What is asked: Leave out all pictures and return, exactly as written, the lines from the line containing "Recreate this image as a component" to the line containing "const RAD = Math.PI / 180;", both ends kept.

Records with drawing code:
───

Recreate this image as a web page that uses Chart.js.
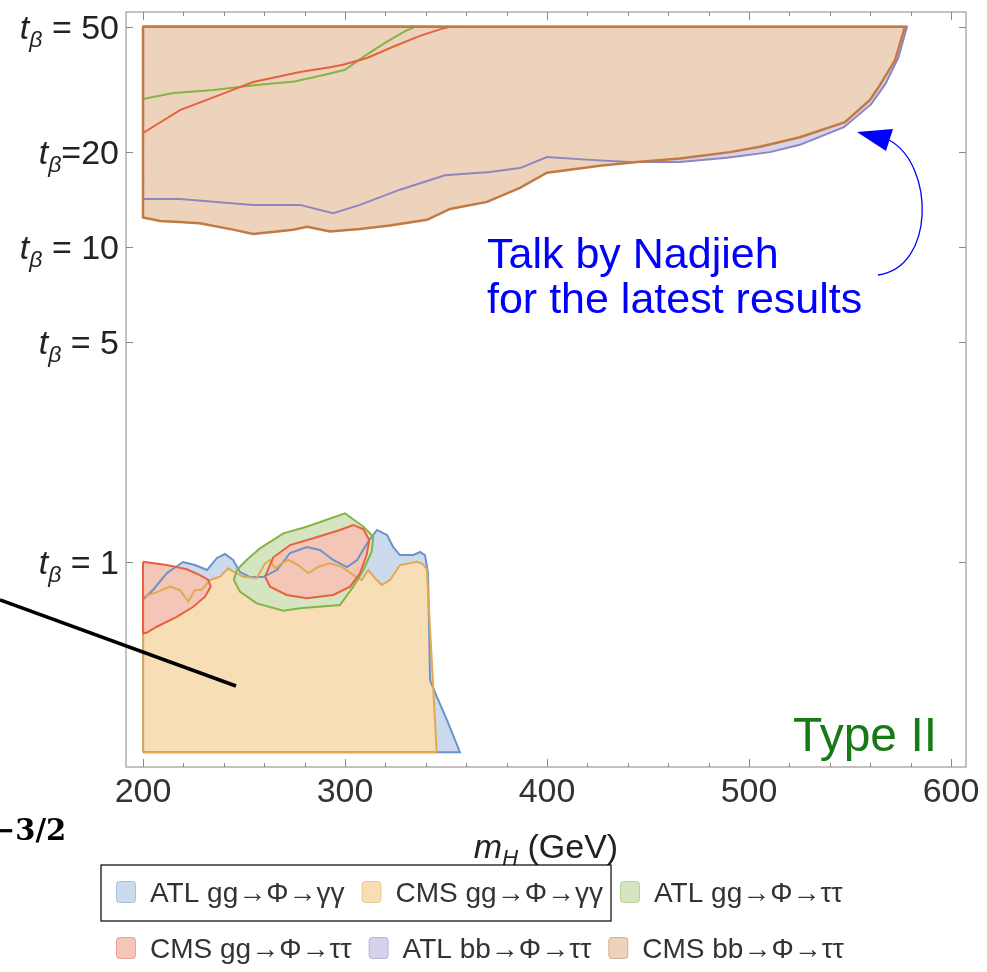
<!DOCTYPE html>
<html>
<head>
<meta charset="utf-8">
<script src="https://cdn.jsdelivr.net/npm/chart.js@4.4.1/dist/chart.umd.min.js"></script>
<style>
  html, body { margin: 0; padding: 0; background: #fff; }
  #wrap { width: 987px; height: 972px; }
</style>
</head>
<body>
<div id="wrap"><canvas id="excl"></canvas></div>
<script>
// excluded regions in the (mH, tan beta) plane, each one a closed outline
const seriesLabels = ['ATL gg\u2192\u03A6\u2192\u03B3\u03B3', 'CMS gg\u2192\u03A6\u2192\u03B3\u03B3', 'ATL gg\u2192\u03A6\u2192\u03C4\u03C4',
                      'CMS gg\u2192\u03A6\u2192\u03C4\u03C4', 'ATL bb\u2192\u03A6\u2192\u03C4\u03C4', 'CMS bb\u2192\u03A6\u2192\u03C4\u03C4'];

const xTickValues = [200, 300, 400, 500, 600];
const yTickValues = [1, 5, 10, 20, 50];
const yTickRest = [' = 1', ' = 5', ' = 10', '=20', ' = 50'];

// ATL gg -> gamma gamma
const atlGamMass = [200, 200, 204.9, 211.9, 219.8, 225.7, 231.7, 236.6, 240.6, 244.6, 248.0, 253.0, 259.4, 266.3, 272.8, 281.2, 287.6, 294.1, 301.0, 306.0, 311.0, 315.8, 320.8, 323.8, 327.2, 333.7, 337.1, 339.6, 341.1, 342.1, 345.5, 350.5, 356.9, 200];
const atlGamTanb = [0.249, 0.76, 0.815, 0.923, 1.0, 0.978, 0.943, 1.03, 1.06, 1.015, 0.93, 0.896, 0.896, 0.943, 1.068, 1.116, 1.092, 1.015, 0.964, 1.015, 1.149, 1.264, 1.218, 1.116, 1.052, 1.052, 1.076, 1.052, 0.923, 0.422, 0.373, 0.315, 0.249, 0.249];

// CMS gg -> gamma gamma
const cmsGamMass = [200, 200.1, 207.6, 213.4, 218.3, 222.4, 225.7, 229.0, 233.2, 238.1, 242.2, 244.7, 249.7, 256.3, 260.4, 262.9, 265.3, 268.7, 271.9, 276.9, 281.8, 286.8, 292.6, 298.4, 304.1, 308.3, 311.5, 314.9, 318.2, 322.3, 327.2, 335.5, 338.5, 340.5, 345.4, 200];
const cmsGamTanb = [0.249, 0.776, 0.805, 0.835, 0.815, 0.748, 0.815, 0.815, 0.877, 0.898, 0.955, 0.932, 0.898, 0.888, 0.99, 1.015, 0.955, 0.99, 1.015, 0.978, 0.921, 0.966, 0.99, 0.966, 0.909, 0.877, 0.943, 0.888, 0.845, 0.877, 0.978, 1.002, 0.985, 0.95, 0.249, 0.249];

// ATL gg -> tau tau (high tan beta part, low tan beta island)
const atlTauHiMass = [200, 215, 235, 255, 275, 290, 300, 310, 320, 330, 335, 200, 200];
const atlTauHiTanb = [29.5, 30.8, 31.5, 32.6, 33.5, 35.2, 36.5, 40.5, 44.5, 48.5, 50, 50, 29.5];
const atlTauLoMass = [246.4, 251.3, 257.9, 269.5, 281.0, 300.0, 309.1, 314.0, 313.2, 309.1, 304.1, 297.5, 277.7, 269.5, 256.3, 248.0, 245.0, 246.4];
const atlTauLoTanb = [0.943, 1.015, 1.105, 1.233, 1.294, 1.428, 1.294, 1.203, 1.078, 0.943, 0.835, 0.730, 0.713, 0.700, 0.739, 0.805, 0.877, 0.943];

// CMS gg -> tau tau (high part, two islands)
const cmsTauHiMass = [200, 218.3, 241.6, 254.5, 277.7, 292.6, 299, 310.9, 323.8, 337.1, 348.5, 352, 200, 200];
const cmsTauHiTanb = [23.0, 27.2, 31.0, 33.4, 35.9, 37.2, 37.9, 39.8, 43.2, 46.8, 49.4, 50, 50, 23.0];
const cmsTauLeftMass = [200, 211.7, 221.6, 228.2, 232.3, 233.5, 230.7, 224.9, 216.7, 206.8, 201.8, 200, 200];
const cmsTauLeftTanb = [1.002, 0.978, 0.948, 0.909, 0.877, 0.835, 0.776, 0.721, 0.670, 0.623, 0.596, 0.594, 1.002];
const cmsTauMidMass = [260.4, 264.5, 272.8, 284.3, 297.5, 304.1, 309.1, 312.0, 310.7, 307.4, 302.5, 294.2, 281.0, 271.1, 262.9, 260.4];
const cmsTauMidTanb = [0.898, 1.035, 1.132, 1.189, 1.264, 1.311, 1.270, 1.175, 1.052, 0.921, 0.835, 0.786, 0.767, 0.786, 0.835, 0.898];

// ATL bb -> tau tau
const atlBbMass = [200, 578.2, 574.0, 567.6, 560.5, 547.0, 525.2, 510.4, 489.1, 465.8, 441.1, 421.3, 400, 386.6, 371.8, 349.5, 327.2, 307.4, 294.1, 277.7, 254.5, 218.3, 200, 200];
const atlBbTanb = [50, 50, 40.0, 33.0, 28.4, 24.0, 21.1, 20.0, 19.2, 18.6, 18.6, 18.9, 19.3, 17.8, 17.3, 16.9, 15.2, 13.6, 12.8, 13.6, 13.6, 14.2, 14.2, 50];

// CMS bb -> tau tau
const cmsBbMass = [200, 577.2, 572.3, 564.9, 559.9, 547.5, 525.2, 505.4, 490.6, 465.8, 444.6, 426.2, 400, 386.6, 370.3, 352, 340.6, 322.3, 307.4, 292.6, 281.2, 274.3, 266.3, 254.5, 244.6, 228, 218, 208.4, 200, 200];
const cmsBbTanb = [50, 50, 39.2, 32.7, 29.3, 24.9, 22.3, 20.8, 20.0, 19.1, 18.6, 18.1, 17.2, 15.4, 13.9, 13.2, 12.2, 11.7, 11.4, 11.2, 11.6, 11.35, 11.2, 11.0, 11.35, 11.9, 12.0, 12.1, 12.4, 50];

const lineColors = ['#6a94c9', '#e2a94f', '#86b346', '#e8603f', '#8e86c0', '#c27a45'];
const fillColors = ['rgb(204,218,237)', 'rgb(247,222,182)', 'rgb(214,229,193)', 'rgb(243,198,184)', 'rgb(214,210,234)', 'rgb(237,211,188)'];

function region(mass, tanb, series, order) {
  return {
    label: seriesLabels[series],
    data: mass.map((m, i) => ({ x: m, y: tanb[i] })),
    showLine: true,
    fill: 'shape',
    pointRadius: 0,
    borderWidth: series === 5 ? 2.5 : 2,
    borderColor: lineColors[series],
    backgroundColor: fillColors[series],
    order: order
  };
}

const datasets = [
  region(atlGamMass, atlGamTanb, 0, 10),
  region(cmsGamMass, cmsGamTanb, 1, 9),
  region(atlTauLoMass, atlTauLoTanb, 2, 4),
  region(cmsTauLeftMass, cmsTauLeftTanb, 3, 3),
  region(cmsTauMidMass, cmsTauMidTanb, 3, 3),
  region(atlBbMass, atlBbTanb, 4, 8),
  region(atlTauHiMass, atlTauHiTanb, 2, 7),
  region(cmsTauHiMass, cmsTauHiTanb, 3, 6),
  region(cmsBbMass, cmsBbTanb, 5, 5)
];

const SANS = '"Liberation Sans", Arial, sans-serif';

// frame, inward ticks, subscripted labels, notes and the legend
const decorations = {
  id: 'decorations',
  afterDraw(chart) {
    const ctx = chart.ctx;
    const { left, right, top, bottom } = chart.chartArea;
    const xs = chart.scales.x, ys = chart.scales.y;
    ctx.save();

    // frame
    ctx.strokeStyle = '#9a9a9a';
    ctx.lineWidth = 1.2;
    ctx.strokeRect(left, top, right - left, bottom - top);

    // ticks pointing inward
    ctx.strokeStyle = '#8a8a8a';
    ctx.lineWidth = 1;
    ctx.beginPath();
    for (let m = 200; m <= 600; m += 20) {
      const px = Math.round(xs.getPixelForValue(m)) + 0.5;
      const len = m % 100 === 0 ? 8 : 4;
      ctx.moveTo(px, bottom); ctx.lineTo(px, bottom - len);
      ctx.moveTo(px, top); ctx.lineTo(px, top + len);
    }
    yTickValues.forEach(v => {
      const py = Math.round(ys.getPixelForValue(v)) + 0.5;
      ctx.moveTo(left, py); ctx.lineTo(left + 7, py);
      ctx.moveTo(right, py); ctx.lineTo(right - 7, py);
    });
    ctx.stroke();

    // y labels  t_beta = value
    ctx.fillStyle = '#222';
    ctx.textBaseline = 'alphabetic';
    ctx.textAlign = 'left';
    yTickValues.forEach((v, i) => {
      const py = ys.getPixelForValue(v);
      const parts = [
        { t: 't', f: 'italic 34px ' + SANS, dy: 0 },
        { t: '\u03B2', f: 'italic 23px ' + SANS, dy: 8 },
        { t: yTickRest[i], f: '34px ' + SANS, dy: 0 }
      ];
      let w = 0;
      parts.forEach(p => { ctx.font = p.f; p.w = ctx.measureText(p.t).width; w += p.w; });
      let x = left - 7 - w;
      parts.forEach(p => { ctx.font = p.f; ctx.fillText(p.t, x, py + 12 + p.dy); x += p.w; });
    });

    // x title  m_H (GeV)
    {
      const parts = [
        { t: 'm', f: 'italic 34px ' + SANS, dy: 0 },
        { t: 'H', f: 'italic 22px ' + SANS, dy: 7 },
        { t: ' (GeV)', f: '34px ' + SANS, dy: 0 }
      ];
      let w = 0;
      parts.forEach(p => { ctx.font = p.f; p.w = ctx.measureText(p.t).width; w += p.w; });
      let x = (left + right) / 2 - w / 2;
      parts.forEach(p => { ctx.font = p.f; ctx.fillText(p.t, x, 858 + p.dy); x += p.w; });
    }

    // notes
    ctx.fillStyle = '#0000ff';
    ctx.font = '43px ' + SANS;
    ctx.fillText('Talk by Nadjieh', 487, 268);
    ctx.fillText('for the latest results', 487, 313);

    ctx.fillStyle = '#177a17';
    ctx.font = '48px ' + SANS;
    ctx.fillText('Type II', 793, 751);

    ctx.fillStyle = '#000';
    ctx.font = 'bold 29px "DejaVu Serif", "Liberation Serif", serif';
    ctx.fillText('\u22123/2', -9, 840);

    ctx.strokeStyle = '#000';
    ctx.lineWidth = 3.5;
    ctx.beginPath();
    ctx.moveTo(0, 600);
    ctx.lineTo(236, 686);
    ctx.stroke();

    // curved arrow
    ctx.strokeStyle = '#0000ff';
    ctx.lineWidth = 1.3;
    ctx.beginPath();
    ctx.moveTo(878, 275);
    ctx.bezierCurveTo(935, 268, 935, 165, 889, 140);
    ctx.stroke();
    ctx.fillStyle = '#0000ff';
    ctx.beginPath();
    ctx.moveTo(857, 132);
    ctx.lineTo(893, 129);
    ctx.lineTo(886, 151);
    ctx.closePath();
    ctx.fill();

    // legend, three entries per row
    const rows = [[0, 1, 2], [3, 4, 5]];
    const rowY = [892, 948];
    ctx.font = '28px ' + SANS;
    let boxRight = 0;
    rows.forEach((row, r) => {
      let x = 116;
      row.forEach(s => {
        const y = rowY[r];
        ctx.fillStyle = fillColors[s];
        ctx.strokeStyle = lineColors[s];
        ctx.lineWidth = 1;
        ctx.beginPath();
        ctx.roundRect(x + 0.5, y - 10.5, 19, 21, 3);
        ctx.fill();
        ctx.globalAlpha = 0.5;
        ctx.stroke();
        ctx.globalAlpha = 1;
        x += 20 + 14;
        ctx.fillStyle = '#333';
        ctx.fillText(seriesLabels[s], x, y + 10);
        x += ctx.measureText(seriesLabels[s]).width;
        if (r === 0 && s === 1) boxRight = x + 8;
        x += 17;
      });
    });
    ctx.strokeStyle = '#000';
    ctx.lineWidth = 1.2;
    ctx.strokeRect(101, rowY[0] - 27, boxRight - 101, 56);

    ctx.restore();
  }
};

new Chart(document.getElementById('excl'), {
  type: 'scatter',
  data: { datasets },
  options: {
    responsive: true,
    maintainAspectRatio: false,
    animation: false,
    layout: { padding: { top: 12, right: 21, left: 0, bottom: 0 } },
    plugins: {
      legend: { display: false },
      tooltip: { enabled: false },
      filler: { drawTime: 'beforeDatasetsDraw' }
    },
    scales: {
      x: {
        type: 'linear',
        min: 191.58,
        max: 607.43,
        grid: { display: false, drawTicks: false },
        border: { display: false },
        afterBuildTicks: s => { s.ticks = xTickValues.map(v => ({ value: v })); },
        afterFit: s => { s.height = 205; },
        ticks: { font: { family: SANS, size: 34 }, color: '#333', padding: 5, maxRotation: 0 }
      },
      y: {
        type: 'logarithmic',
        min: 0.2235,
        max: 55.7,
        grid: { display: false, drawTicks: false },
        border: { display: false },
        afterBuildTicks: s => { s.ticks = yTickValues.map(v => ({ value: v })); },
        afterFit: s => { s.width = 126; },
        ticks: { display: false }
      }
    }
  },
  plugins: [decorations]
});
</script>
</body>
</html>
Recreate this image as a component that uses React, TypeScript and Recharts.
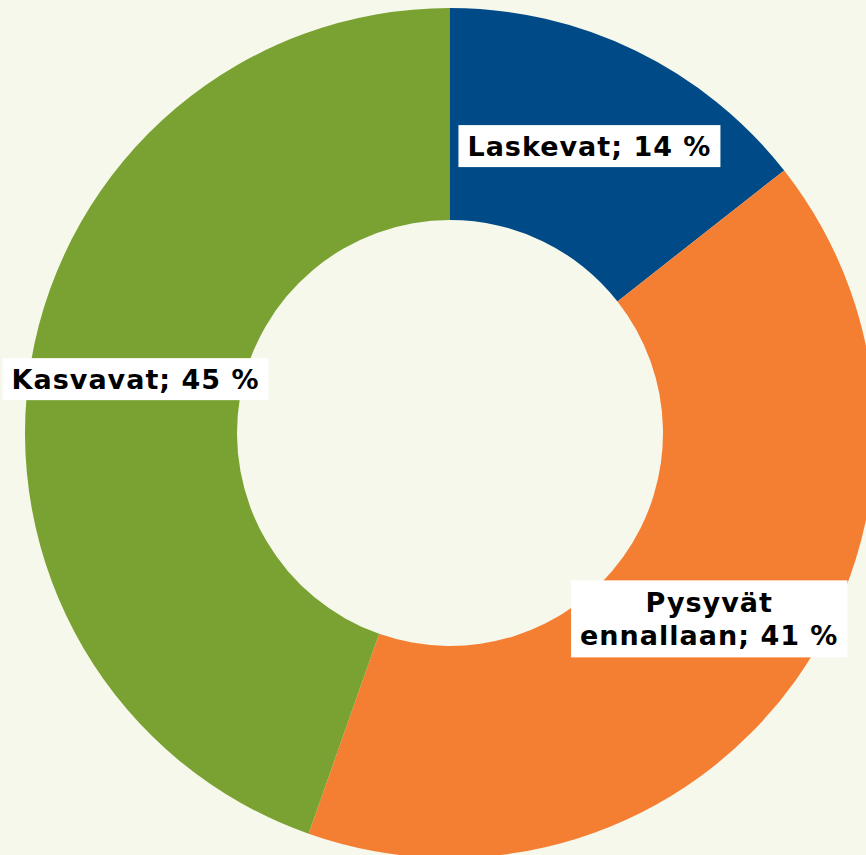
import { Cell, Pie, PieChart } from "recharts";

const categories = ["Laskevat", "Pysyvät ennallaan", "Kasvavat"];
const shares = [14.4, 41.0, 44.6];
const colors = ["#004b87", "#f47f33", "#79a232"];

const data = categories.map((name, i) => ({ name, value: shares[i] }));

const FONT_SIZE = 27;
const SPACING = 1;
const FONT = `bold ${FONT_SIZE}px 'DejaVu Sans'`;
const RAD = Math.PI / 180;

let ctx: CanvasRenderingContext2D | null = null;
function measure(text: string) {
  if (!ctx) ctx = document.createElement("canvas").getContext("2d");
  if (!ctx) return text.length * 17;
  ctx.font = FONT;
  return ctx.measureText(text).width + text.length * SPACING;
}

function renderLabel(props: any) {
  const { cx, cy, midAngle, innerRadius, outerRadius, name, value } = props;
  const r = (innerRadius + outerRadius) / 2;
  const x = cx + r * Math.cos(-midAngle * RAD);
  const y = cy + r * Math.sin(-midAngle * RAD);
  const full = `${name}; ${Math.round(value)} %`;
  let lines = [full];
  if (measure(full) > 290) {
    const sp = full.indexOf(" ");
    lines = [full.slice(0, sp), full.slice(sp + 1)];
  }
  const w = Math.max(...lines.map(measure)) + 18;
  const lineH = 33;
  const h = 42 + (lines.length - 1) * 35;
  const y0 = y - ((lines.length - 1) * lineH) / 2;
  return (
    <g>
      <rect x={x - w / 2} y={y - h / 2} width={w} height={h} fill="#ffffff" />
      {lines.map((l, i) => (
        <text
          key={i}
          x={x}
          y={y0 + i * lineH}
          textAnchor="middle"
          dominantBaseline="central"
          fontFamily="'DejaVu Sans', Verdana, sans-serif"
          fontWeight="bold"
          fontSize={FONT_SIZE}
          letterSpacing={SPACING}
          fill="#000000"
        >
          {l}
        </text>
      ))}
    </g>
  );
}

export default function App() {
  return (
    <div style={{ width: 866, height: 855, background: "#f6f8eb", position: "absolute", left: 0, top: 0 }}>
      <style>{"body{margin:0;background:#f6f8eb}"}</style>
      <PieChart width={866} height={855} margin={{ top: 0, right: 0, bottom: 0, left: 0 }}>
        <Pie
          data={data}
          dataKey="value"
          nameKey="name"
          cx={450}
          cy={433}
          innerRadius={213}
          outerRadius={425}
          startAngle={90}
          endAngle={-270}
          stroke="none"
          labelLine={false}
          label={renderLabel}
          isAnimationActive={false}
        >
          {data.map((d, i) => (
            <Cell key={d.name} fill={colors[i]} />
          ))}
        </Pie>
      </PieChart>
    </div>
  );
}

───

Solved exercise:
Recreate this image as a component that uses React, TypeScript and Recharts.
import { Cell, Pie, PieChart } from "recharts";

const categories = ["Laskevat", "Pysyvät ennallaan", "Kasvavat"];
const shares = [14.4, 41.0, 44.6];
const colors = ["#004b87", "#f47f33", "#79a232"];

const data = categories.map((name, i) => ({ name, value: shares[i] }));

const FONT_SIZE = 27;
const SPACING = 1;
const FONT = `bold ${FONT_SIZE}px 'DejaVu Sans'`;
const RAD = Math.PI / 180;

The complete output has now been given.